Dame Margaret Hodge has claimed her own background as a child born into a family fleeing persecution has left her fearing the “inadequacy” of the UK government’s plan for refugees escaping the Taliban in Afghanistan.
The Jewish Labour Movement’s parliamentary chair, whose refugee parents had fled Egypt due to rising antisemitism in the 1940’s, issued a downbeat response to the government’s proposal to allow 20,000 Afghan refugees now fleeing the Taliban to settle in the UK over the next five years.
Prime Minister Boris Johnson on Wednesday confirmed the move to resettle 5000 refugees this year, with a further 15, 000 to follow in the next four years during a debate on the crisis in Afghanistan in the House of Commons.
But criticising the proposals Dame Margaret said in a statement that as “someone who has fled conflict as a child and came to the UK as a refugee, I am all too aware of the inadequacy of the refugee scheme proposed by the government this morning.”
She added:”Modelling a settlement scheme on the crisis in Syria is not good enough.
“The humanitarian emergency unfolding in Afghanistan is a direct result of UK and Western action and there are countless Afghan people desperate of immediate assistance.
“We need to create a safe and legal route for those suffering at the hands of the Taliban and we must not criminalise those who come to the UK to seek safety.”
Defending the UK government’s Afghan rescue proposals in the Commons Foreign Secretary Dominic Raab later drew on his own background, born to a Czech refugee father, to say he was “immensely proud” of the plan to allow Afghans fleeing the Taliban to settle in the UK.
Raab told the Commons that like Home Secretary Priti Patel “as the son of a refugee I am deeply proud that this government is continuing the deep hearted tradition of those fleeing from persecution.”

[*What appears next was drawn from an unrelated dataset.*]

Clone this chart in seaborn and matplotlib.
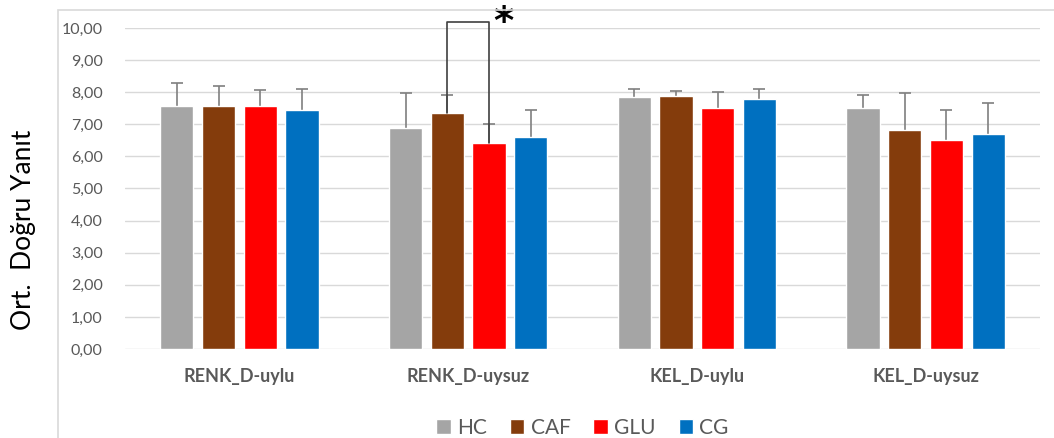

But he was cut off at 5pm by the Commons speaker from concluding his speech as the time limit for the debate which had begun at 9.30am came to an abrupt end.
In a further emotional analysis the Conservative MP and ex-British Army officer Bob Stewart likened his anger over the crisis in Afghanistan with the guilt his mother admitted over her generation’s failure to stop the Nazi Holocaust.
Attempting to comprehend the return of the Taliban to power, the Beckenham MP wrote:” My late mother, who herself served in the Special Operations Executive in World War Two, once told me that she felt guilty that the Holocaust had happened in her lifetime because her generation had failed to stop it.
“When I pointed out that she had done ‘her bit’ she was tart in response. ‘But we all failed, didn’t we?’ she said.”
Stewart, a United Nations commando in Bosnia,added:”I feel exactly the same way as my mother felt all those years ago. I am certainly not sleeping well at the moment.
“Our generation have botched supporting our fellow human beings in Afghanistan and then deserted them. All of us must bear that responsibility.”
Speaking in the Commons on Wednesday, Labour MP Alex Sobel said Leeds Council was now on stand-by to take in refugees in “temporary accommodation” from Afghanistan.
The Jewish MP added:”We need safe routes across land borders. The government needs to ensure the borders are open and there is a safe passage from those third countries.”
Earlier the Prime Minister faced a barrage of criticism from MPs over the UK’s role in Afghanistan, in an emergency Commons debate.
Ex-PM Theresa May said it was “incomprehensible” the UK was not doing more to maintain a. presence, while ex-minister Johnny Mercer demanded more help for veterans.
Labour leader Sir Keir Starmer accused Mr Johnson of “staggering complacency” in speech widely praised.
The PM argued though that Nato’s “core mission” in Afghanistan had succeeded.
Conservative MP Tom Tugendhat, who chairs the Commons defence committee and himself served in Afghanistan, said it had been “shameful” of US President Joe Biden to question the willingness of the US-trained Afghan army to fight the Taliban.
Another Tory MP and former soldier, foreign affairs committee chairman Tobias Ellwood, argued the UK “should never have left” Afghanistan.
“What we require is the backbone, the courage, the leadership to step forward, yet when our moment comes such as this we are found wanting,” he said.
The MP for Harlow Robert Halfon condemned President Joe Biden’s decision to withdraw from the country in what he said was a “hasty” fashion.
Halfon, who is Jewish, told his local newspaper: “I have huge worries about the United States President’s decision to withdraw from Afghanistan in the hasty way it appears to have been done.
“I do not understand why the USA and Nato could not have kept a small contingent of armed forces in Afghanistan to try and preserve peace and the rule of law and ensure that women’s rights and education was protected.
“I hope the UK will do all it can to assist those Afghanis who have worked with the British army and welcome the Home Secretary’s plans to help with Afghanistan refugees.
“I am sure the Prime Minister will work with Nato and other allies to do everything possible so that the people of Afghanistan do not live under barbarism and the light of democracy, education and women’s rights is not darkened for ever more.”